The field of submodular optimization involves functions of the form \(f : 2^{V} \rightarrow \mathcal{R}\). These functions take in a set of elements and output a real value that measures the quality of that set. Set functions are submodular when the returned value has the diminishing returns property such that for each \(X \subseteq Y\)

\[f(X + {v}) - f(X) \geq f(Y + {v}) - f(Y)\]

The diminishing returns property means that the gain of adding in a particular element \(v\) decreases or stays the same each time another element is added to the subset.


Set functions are called modular when the returned value ignores the size of the subset and supermodular when the returned value increases with subset size.
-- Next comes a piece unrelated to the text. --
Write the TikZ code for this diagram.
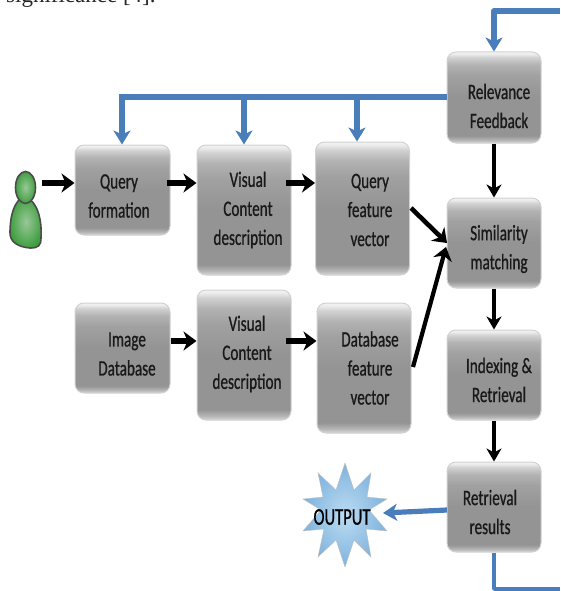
\documentclass[tikz,border=0pt]{standalone}
\usepackage{fontspec}
\setmainfont[FakeStretch=0.69,FakeBold=0.7]{Carlito}
\newfontfamily\capfont{Liberation Serif}
\usetikzlibrary{arrows.meta,shapes.geometric}
\definecolor{fbblue}{HTML}{4A7EBB}
\pgfdeclareverticalshading{boxshade}{100bp}{rgb(0bp)=(.85,.85,.85); rgb(25bp)=(.85,.85,.85); rgb(26.5bp)=(.72,.72,.72); rgb(29bp)=(.58,.58,.58); rgb(50bp)=(.58,.58,.58); rgb(62bp)=(.63,.63,.63); rgb(68bp)=(.70,.70,.70); rgb(72bp)=(.82,.82,.82); rgb(74bp)=(.93,.93,.93); rgb(75bp)=(.95,.95,.95); rgb(100bp)=(.95,.95,.95)}
\tikzset{
  flowbox/.style={shading=boxshade, draw=black!18, line width=1pt, rounded corners=9pt, inner sep=0pt},
  lab/.style={align=center, font=\fontsize{22}{29}\selectfont, text=black!90, inner sep=0pt},
  blk/.style={draw=black, line width=5.5pt, -{Stealth[length=13pt,width=19pt,inset=4pt]}},
  blkthin/.style={draw=black, line width=3.6pt, -{Stealth[length=13pt,width=15pt,inset=4pt]}},
  blu/.style={draw=fbblue, line width=5.2pt},
  bluarr/.style={blu, -{Stealth[length=14pt,width=17pt,inset=4pt]}},
}
\newcommand{\boxat}[5]{\node[flowbox, minimum width=#4pt, minimum height=#5pt] (#1) at (#2,#3) {};}
\begin{document}
\begin{tikzpicture}[x=1pt,y=-1pt]
\useasboundingbox (0,0) rectangle (560,591);
\node[anchor=base west, inner sep=0pt, font=\capfont\fontsize{23}{23}\selectfont, text=black!85] (cap) at (6,3) {significance [4].};

% boxes
\boxat{qf}{122.5}{190}{95}{90}
\boxat{vc}{244}{210}{94}{130}
\boxat{qv}{362.5}{208.5}{94}{133}
\boxat{rf}{494}{97.5}{94}{91}
\boxat{sm}{494}{243}{94}{90}
\boxat{ir}{494}{375}{94}{90}
\boxat{rr}{494}{507}{94}{90}
\boxat{id}{122.5}{348}{95}{90}
\boxat{vd}{244}{355}{94}{130}
\boxat{dv}{364}{368}{94}{130}

% box texts
\node[lab] (qft) at (119,196) {Query\\formation};
\node[lab] (vct) at (248,210) {Visual\\Content\\description};
\node[lab] (qvt) at (370,210) {Query\\feature\\vector};
\node[lab] (rft) at (499,106) {Relevance\\Feedback};
\node[lab] (smt) at (499,249) {Similarity\\matching};
\node[lab] (irt) at (499,380) {Indexing \&\\Retrieval};
\node[lab] (rrt) at (490,512) {Retrieval\\results};
\node[lab] (idt) at (127,354) {Image\\Database};
\node[lab] (vdt) at (247,354) {Visual\\Content\\description};
\node[lab] (dvt) at (370,368) {Database\\feature\\vector};

% person
\path[draw=black!70, line width=1.6pt, inner color=green!45!black!40!white, outer color=green!50!black!75!white, shading=radial]
  (25,196) .. controls (14,200) and (10,216) .. (10,233)
  .. controls (10,242) and (18,247) .. (30,248)
  .. controls (38,248) and (41,246) .. (41,238)
  .. controls (42,220) and (38,202) .. (25,196) -- cycle;
\node[draw=black!70, line width=1.6pt, ellipse, minimum width=20pt, minimum height=32pt, inner sep=0pt, shading=radial, inner color=green!45!black!40!white, outer color=green!50!black!75!white] (person) at (25.5,187.5) {};

% star
\definecolor{starin}{HTML}{BCDCF2}
\definecolor{starout}{HTML}{7FB3DE}
\path[shading=radial, inner color=starin, outer color=starout, draw=black!25, line width=.4pt]
  (345,463) -- (354,490) -- (371,473) -- (367,497) -- (387,499) -- (369,510) -- (387,531) -- (366,529) -- (371,557) -- (354,540) -- (345,567) -- (336,540) -- (318,557) -- (324,529) -- (303,531) -- (321,510) -- (303,499) -- (323,497) -- (318,473) -- (336,490) -- cycle;
\node[font=\fontsize{24}{24}\selectfont, inner sep=0pt] (outp) at (342,517) {OUTPUT};

% free ends
\coordinate (row1) at (0,183);
\coordinate (row2) at (0,341);
\coordinate (fbl) at (0,97);
\coordinate (tr) at (560,11);
\coordinate (br) at (560,589);
\coordinate (jq) at (122,97);
\coordinate (jv) at (244,97);
\coordinate (jf) at (357,97);
\coordinate (tc) at (494,11);
\coordinate (bc) at (494,589);
\coordinate (qvo) at (411,208);
\coordinate (dvo) at (413,367);
\coordinate (smq) at (447,243);
\coordinate (smd) at (446,247);
\coordinate (outs) at (383,513);
\coordinate (rro) at (447,510);

% black connectors
\draw[blk] (person.east |- row1) ++(6,0) -- (qf.west |- row1);
\draw[blk] ([xshift=-4pt]qf.east |- row1) -- (vc.west |- row1);
\draw[blk] ([xshift=-6pt]vc.east |- row1) -- (qv.west |- row1);
\draw[blk] (id.east |- row2) -- (vd.west |- row2);
\draw[blk] ([xshift=-6pt]vd.east |- row2) -- (dv.west |- row2);
\draw[blk, line width=4.6pt] (qvo) -- (smq);
\draw[blk, line width=4.2pt] (dvo) -- (smd);
\draw[blkthin] (rf.south) -- (sm.north);
\draw[blkthin] (sm.south) -- (ir.north);
\draw[blkthin] (ir.south) -- (rr.north);

% blue connectors
\draw[blu] (rf.west |- fbl) -- (jq);
\draw[bluarr] ([yshift=2.6pt]jq) -- (jq |- qf.north);
\draw[bluarr] (jv) -- (jv |- vc.north);
\draw[bluarr] (jf) -- (jf |- qv.north);
\draw[bluarr, line join=round] (tr) -- (tc) -- (rf.north);
\draw[bluarr] (rro) -- (outs);
\draw[blu, line width=3.8pt, line join=round] (rr.south) -- (bc) -- (br);
\end{tikzpicture}
\end{document}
An intuitive example of the diminishing returns property arises in the context of text data. In this situation, each example would be a blob of text, e.g. a sentence, and the set function being employed calculates the number of unique words across all selected sentences. Consider a particular example \(v\), an already selected set of examples \(X\), and a calculated gain \(g_{v}\) of adding \(v\) to \(X\). If some other example, \(u\) is added to \(X\) instead of \(v\), the gain of adding \(v\) (or any other example) to \(X \cup u\) must be smaller or equal to the gain of adding \(v\) to \(X\): either \(u\) has new words that would also be new from \(v\), in which case the benefit of adding in \(v\) would decrease, or it doesn’t, in which case the gain would stay the same.

Here is an example of optimizing a maximum coverage function on text data, as described.

from apricot import MaxCoverageSelection
from keras.datasets import reuters

(X_, _), (_, _) = reuters.load_data(num_words=5000)
X = numpy.zeros((X_.shape[0], max(map(max, X_))+1))
for i, x in enumerate(X_):
    X[i][x] = 1

model = MaxCoverageSelection(250, optimizer='naive')

It is NP-hard to optimize submodular functions exactly and so a greedy algorithm is usually employed. This algorithm works by selecting examples one at a time based on the gain they would yield if added. In practice, the greedy algorithm finds solutions that are very close to the optimal solution, and Nemhauser (1978) showed that the quality of the subset cannot be worse than \(1 - e^{-1}\) of the optimal value when selected using a greedy algorithm. More recently, many algorithms have been proposed that allow optimization to scale to massive data sets or be distributed across machines but only find approximations of the greedy solution.